Story by Davide Caforio
One of my earliest memories about motorcycles dates back to when I was around 10 or 11 years old. I can’t be sure of my exact age, but I do know it happened on a Sunday, in the afternoon. My parents and I were in a café at the time, which was typical for our weekends, as they would often meet up with friends around a cup and a bite, but this time was a bit different. It was not every weekend that the arrival of these friends was accompanied by a pair of Ducati 851s! Both bright red, fitted with Termignoni exhausts and modified suspension pieces, these were muscular and raw bikes that just sucked up all of my attention. I was drawn in by the smells, the sounds, the riding suits and helmets and gloves and boots. It was a style that instantly compelled me to chase it.
Around the same time, I was also very much into skateboarding and the culture around the sport in California in particular. The board artwork and graphics, the colors, the punk and hard core lifestyles that surrounded it, all of this to a young kid in Italy in the ‘70s was at once foreign but understandable too. And it was through this culture that I was introduced to customizing cars and vans, so when I was able to start buying mopeds, I tried my hand at building a machine that suited my particular tastes as well, changing and altering it to get it closer to the ideals in my head. I was interested in performance of course, but the my appreciation for design was paramount. I had a few scooters that I customized a bit, but then life took me into the contemporary art world.
I dedicated many years to it, and worked in a gallery during that time. That’s another story though, and it wasn’t until 2005 that I dove into motorcycles. It was a few years later, when I bought my first bike (an ’81 Moto Guzzi SP 1000cc), that I decided to try my hand at making changes to the stock styling. Achieving a slightly cafe-racer feel with a bit more of a muscular presence, I realized this was something I wouldn’t mind turning into a job. Years later, my company, Ruote Fiere, was born.
With every bike I’ve worked on since, every custom product has to be unique, it has to be technically adept, and it has to be coherent in its design—no messy lines or necessary additions to create something that looks different just for the sake of it. The end result of my work is a new bike in many ways, but I’ve always been inspired by the history of endurance moto racing—especially from the ‘70s and ‘80s when competing with a Guzzi wasn’t an absurd notion—and so I like to have a sense of history in each project as well. For instance, some privateer teams from decades passed had produced special parts for their racing bikes, and I like to use these creations as inspiration for my own pieces. I like to look to the past to guide what I will do in the future; anything from one-off exhaust systems, magnesium wheels, different suspension geometries, whatever I can find that people before me did to modify and enhance their bikes, I study. Finding old photographs and other records of past eras of motorcycle competition has served me well, but I also look to contemporary racing, as the techniques have certainly come a long way, and I am still interested in pairing performance with presence.

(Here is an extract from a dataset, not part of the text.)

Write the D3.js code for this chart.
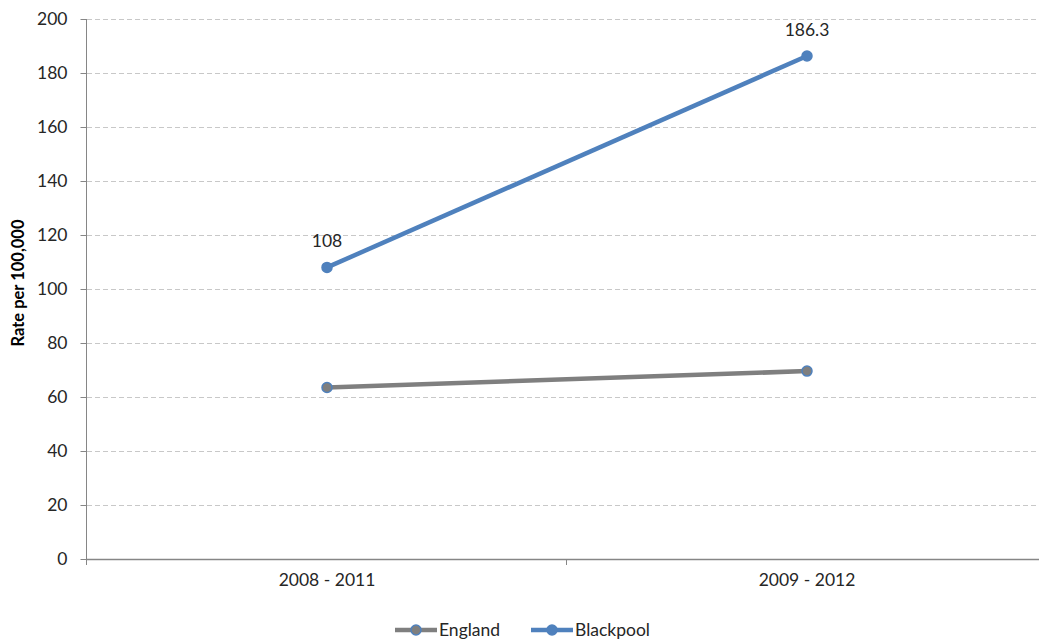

After finding something that sparks the next project—often a special piece from a vintage bike that I like to construct a design around—the actual process of creation begins with pencil sketches. Lots of pencil sketches. I then take the physical bike and take away everything it doesn’t need before adding anything of my own to it. Mock-ups and more sketches on top of photographs follow, and it more or less continues in this manner until I am finally happy with how each piece fits together into the whole.
For the bike shown here, what I call Lama Nera (“black blade”), the process began with a Moto Guzzi V7 750 Special. I chose this for the base because while the V7 Special is a big bike, it has a straight, elegant frame that would suit the slim and streamlined look I wanted to achieve. I had Tonti frames on Moto Guzzis before, and wanted to draw from that linear form when customizing this one.
I wanted to highlight the inherent elegance in the underlying shape, so I started by removing anything superfluous in pursuit of emphasizing the lines. Aside from a pared-down and clean look, I also wanted to have the best components from a performance standpoint. All this meant stripping the bike all the way down to its basic pieces. I cleaned up the chassis and removed any unnecessary brackets from it, I dissembled the motor and rebuilt it with a lighter flywheel and clutch, rebalanced the crank, swapped in hotter carbs, and attached a five-speed to it in place of the four, as well as a handmade two-into-one exhaust system.
The front wheel now has a very large brake mounted to it—a rare 250mm Fontana full magnesium drum—Ceriani GP35 forks, Ceriani GP35 triple clamps, special pins, a hydraulic steering damper, and racing handlebars from an MV500. In the back, I used Koni rear shocks and the rear hub was modified to accommodate a magnesium rare Fontana disc and caliper setup.
The result of this process of targeted removal and addition of certain parts is a bike that I am proud to have built; the original Guzzi was a great machine, but as we all know, there is always something “more” to be done to make them particularly special to their owners.